Ricorrendo in Cassazione, la difesa dell'uomo evidenziava vizio di contraddittorietà e manifesta illogicità della motivazione con riguardo al ritenuto reato di violenza sessuale: a tal fine deduceva come fosse illogico ritenere che, a fronte di una penetrazione attuata con violenza, la persona offesa non avesse riportato lesioni nella zona genitale, a meno che non si fossero utilizzate le lesioni non specifiche dovute alle mai negate percosse quali prova dell'avvenuta violenza sessuale.

La Cassazione non condivide la censura prospettata.

 La Corte premette che il controllo di legittimità consentito sulla motivazione è circoscritto alla verifica che il testo dell'atto impugnato contenga l'esposizione delle ragioni giuridicamente significative che lo sorreggono e che nella motivazione non siano riscontrabili contraddizioni, né illogicità evidenti, percepibili ictu oculi, restando ininfluenti le minime incongruenze e dovendosi considerare disattese le deduzioni difensive che, anche se non espressamente confutate, appaiano logicamente incompatibili con la decisione adottata.

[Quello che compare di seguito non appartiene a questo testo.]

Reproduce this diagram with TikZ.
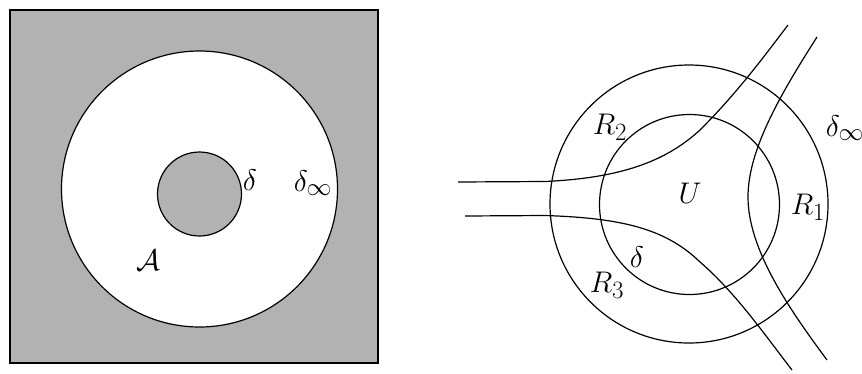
\documentclass[tikz,border=0pt]{standalone}
\newcommand\lbtxt[1]{\scalebox{1.2}{$#1$}}
\begin{document}
\begin{tikzpicture}[x=1pt,y=-1pt,
  lbl/.style={inner sep=0pt,font=\Huge},
  ln/.style={line width=1.2pt},
  gfill/.style={fill=fillgray}]
\definecolor{fillgray}{RGB}{178,178,178}
\useasboundingbox (0,0) rectangle (862,373);
% left figure
\draw[gfill,ln] (10,10) rectangle (378,363);
\draw[ln,fill=white] (199.5,189) circle[radius=138];
\draw[ln,gfill] (199.5,194) circle[radius=42];
\node[lbl] (d1) at (250,180) {\lbtxt{\delta}};
\node[lbl] (dinf1) at (313,183) {\lbtxt{\delta_\infty}};
\node[lbl] (A) at (148,260) {\lbtxt{\mathcal{A}}};
% right figure
\draw[ln] (689,204) circle[radius=139];
\draw[ln] (689.5,204.5) circle[radius=90];
\draw[ln] (458,182) -- (545,181.5) .. controls (620,178) and (665,162) .. (700,130)
  .. controls (735,95) and (760,62) .. (788,25);
\draw[ln] (465,216) -- (545,215.5) .. controls (620,218) and (665,228) .. (700,262)
  .. controls (735,292) and (765,335) .. (792,370);
\draw[ln] (817,37) .. controls (780,95) and (748,150) .. (748,197)
  .. controls (748,250) and (790,310) .. (827,360);
\node[lbl] (R2) at (610,127) {\lbtxt{R_2}};
\node[lbl] (U) at (690,193) {\lbtxt{U}};
\node[lbl] (R1) at (808,207) {\lbtxt{R_1}};
\node[lbl] (R3) at (607,285) {\lbtxt{R_3}};
\node[lbl] (d2) at (637,257) {\lbtxt{\delta}};
\node[lbl] (dinf2) at (845,128) {\lbtxt{\delta_\infty}};
\end{tikzpicture}
\end{document}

Con specifico riferimento al caso di specie, la Corte evidenzia che non è manifestamente illogico ritenere che una penetrazione, sia pur violenta, non abbia lasciato lesioni, trattandosi di circostanza che non sempre, necessariamente, si verifica, soprattutto in quei casi – come quello di specie – nei quali l'aggressore, essendo ubriaco, ben avrebbe potuto non porre in atto una penetrazione completa.

Alla luce di tanto, gli Ermellini chiariscono come, nel giudizio di legittimità in corso, non possono procedere alla rilettura degli elementi di fatto posti a fondamento della decisione impugnata e all'autonoma adozione di nuovi e diversi parametri di ricostruzione e valutazione dei fatti, indicati dal ricorrente come maggiormente plausibili o dotati di una migliore capacità esplicativa rispetto a quelli adottati dal giudice del merito.

In conclusione la Cassazione rigetta il ricorso.